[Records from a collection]
-- Begin --
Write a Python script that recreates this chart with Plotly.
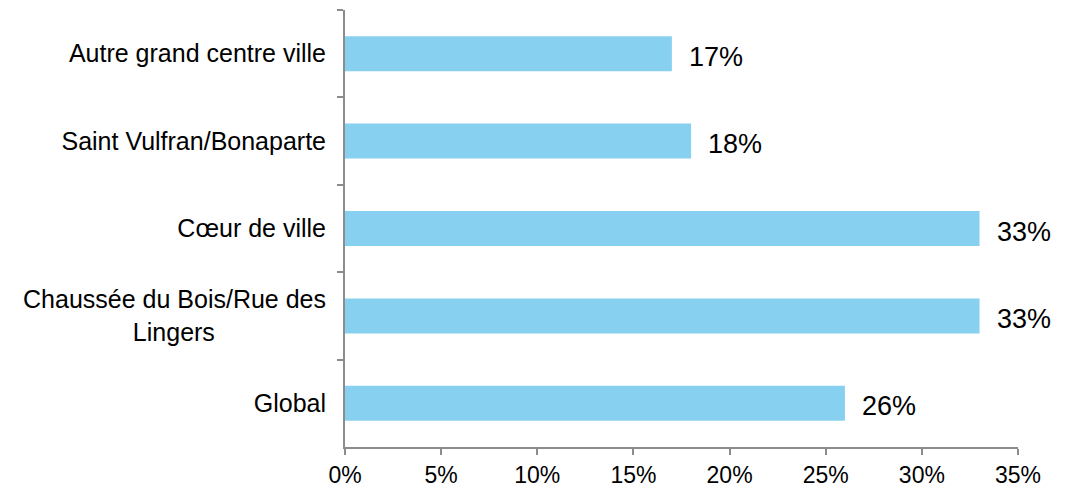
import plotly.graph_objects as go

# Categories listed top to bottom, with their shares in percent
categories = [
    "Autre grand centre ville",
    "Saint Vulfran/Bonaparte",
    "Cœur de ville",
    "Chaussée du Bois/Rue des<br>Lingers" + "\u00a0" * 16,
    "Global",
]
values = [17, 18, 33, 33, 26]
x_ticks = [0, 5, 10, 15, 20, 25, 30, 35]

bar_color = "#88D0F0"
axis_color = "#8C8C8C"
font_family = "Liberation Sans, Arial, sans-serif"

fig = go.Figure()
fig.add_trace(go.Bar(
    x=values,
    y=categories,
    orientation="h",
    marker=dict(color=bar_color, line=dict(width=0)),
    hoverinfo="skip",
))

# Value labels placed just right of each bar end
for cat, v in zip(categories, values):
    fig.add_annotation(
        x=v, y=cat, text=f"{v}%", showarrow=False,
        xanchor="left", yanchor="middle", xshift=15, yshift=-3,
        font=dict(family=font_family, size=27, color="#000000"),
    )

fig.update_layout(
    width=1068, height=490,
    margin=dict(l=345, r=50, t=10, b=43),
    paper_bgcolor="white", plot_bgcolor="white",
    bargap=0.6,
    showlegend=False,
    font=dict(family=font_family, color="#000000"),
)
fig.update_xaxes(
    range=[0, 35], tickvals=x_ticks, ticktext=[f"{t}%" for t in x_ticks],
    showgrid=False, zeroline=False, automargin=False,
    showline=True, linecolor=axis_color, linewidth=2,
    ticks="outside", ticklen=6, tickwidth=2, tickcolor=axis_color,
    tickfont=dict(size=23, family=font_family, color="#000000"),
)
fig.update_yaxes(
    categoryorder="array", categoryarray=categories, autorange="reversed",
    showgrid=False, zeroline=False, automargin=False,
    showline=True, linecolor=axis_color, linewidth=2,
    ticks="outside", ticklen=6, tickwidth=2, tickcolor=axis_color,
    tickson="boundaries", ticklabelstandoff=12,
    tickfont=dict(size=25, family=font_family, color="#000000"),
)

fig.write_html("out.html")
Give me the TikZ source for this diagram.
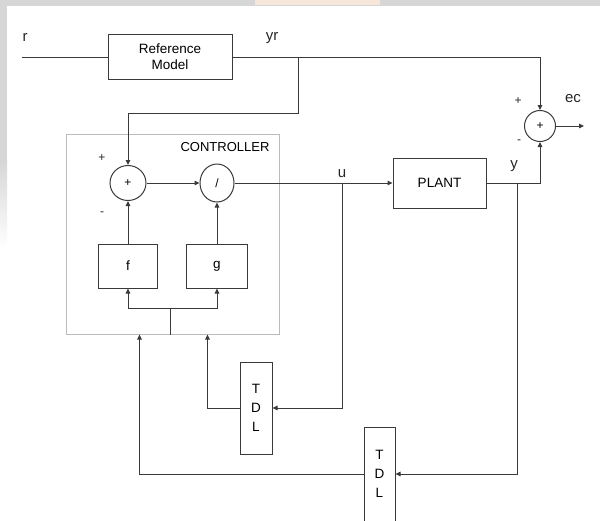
-- End --
REQUIRED TASK »
Retype every entry verbatim and exclude the pictures from the copy.

OUTPUT »
Write a Python script that recreates this chart with Plotly.
import plotly.graph_objects as go

# Categories listed top to bottom, with their shares in percent
categories = [
    "Autre grand centre ville",
    "Saint Vulfran/Bonaparte",
    "Cœur de ville",
    "Chaussée du Bois/Rue des<br>Lingers" + "\u00a0" * 16,
    "Global",
]
values = [17, 18, 33, 33, 26]
x_ticks = [0, 5, 10, 15, 20, 25, 30, 35]

bar_color = "#88D0F0"
axis_color = "#8C8C8C"
font_family = "Liberation Sans, Arial, sans-serif"

fig = go.Figure()
fig.add_trace(go.Bar(
    x=values,
    y=categories,
    orientation="h",
    marker=dict(color=bar_color, line=dict(width=0)),
    hoverinfo="skip",
))

# Value labels placed just right of each bar end
for cat, v in zip(categories, values):
    fig.add_annotation(
        x=v, y=cat, text=f"{v}%", showarrow=False,
        xanchor="left", yanchor="middle", xshift=15, yshift=-3,
        font=dict(family=font_family, size=27, color="#000000"),
    )

fig.update_layout(
    width=1068, height=490,
    margin=dict(l=345, r=50, t=10, b=43),
    paper_bgcolor="white", plot_bgcolor="white",
    bargap=0.6,
    showlegend=False,
    font=dict(family=font_family, color="#000000"),
)
fig.update_xaxes(
    range=[0, 35], tickvals=x_ticks, ticktext=[f"{t}%" for t in x_ticks],
    showgrid=False, zeroline=False, automargin=False,
    showline=True, linecolor=axis_color, linewidth=2,
    ticks="outside", ticklen=6, tickwidth=2, tickcolor=axis_color,
    tickfont=dict(size=23, family=font_family, color="#000000"),
)
fig.update_yaxes(
    categoryorder="array", categoryarray=categories, autorange="reversed",
    showgrid=False, zeroline=False, automargin=False,
    showline=True, linecolor=axis_color, linewidth=2,
    ticks="outside", ticklen=6, tickwidth=2, tickcolor=axis_color,
    tickson="boundaries", ticklabelstandoff=12,
    tickfont=dict(size=25, family=font_family, color="#000000"),
)

fig.write_html("out.html")
Give me the TikZ source for this diagram.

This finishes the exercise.